Error tracking is the practice of detecting, recording, and analyzing application and infrastructure errors to understand system reliability issues. It captures exceptions, failures, and unexpected behavior in real time. By organizing and contextualizing these events, teams can identify patterns and prioritize fixes that improve service stability.
How It Works
Applications and services emit logs, stack traces, and event data when errors occur. Instrumentation libraries or agents collect this information and send it to a centralized platform. Each event typically includes metadata such as timestamps, environment details, request parameters, user impact, and affected components.
The system groups similar errors using fingerprinting techniques that analyze stack traces, error messages, and code paths. This reduces noise by clustering recurring issues into a single incident view. Engineers can then track frequency, first-seen and last-seen timestamps, and regression events across releases.
Modern implementations integrate with CI/CD pipelines, source control, and observability tools. This allows teams to correlate failures with deployments, infrastructure changes, or configuration updates. Alerts can trigger when error rates exceed predefined thresholds, enabling rapid response before users experience widespread impact.
Why It Matters
Untracked failures degrade user experience and increase operational risk.
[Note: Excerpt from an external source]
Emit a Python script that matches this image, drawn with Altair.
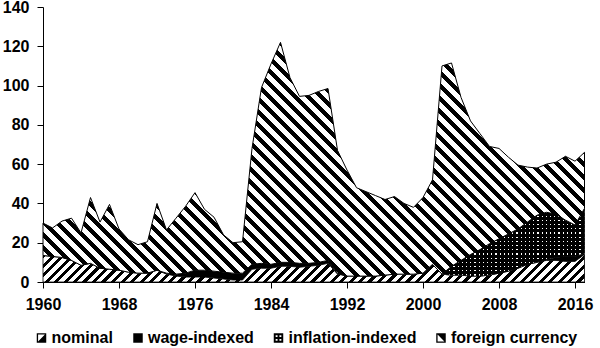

Without structured visibility, teams rely on ad hoc log searches and customer reports to detect problems. Centralized monitoring shortens mean time to detect (MTTD) and mean time to resolve (MTTR) by providing actionable context immediately.
It also supports continuous improvement. Trend analysis highlights recurring defects, unstable components, or performance bottlenecks. Engineering teams can prioritize work based on actual production impact rather than assumptions, aligning reliability efforts with business objectives and service level indicators (SLIs).
Key Takeaway
Error tracking turns raw failure data into actionable insight, enabling teams to detect issues faster, resolve them efficiently, and systematically improve system reliability.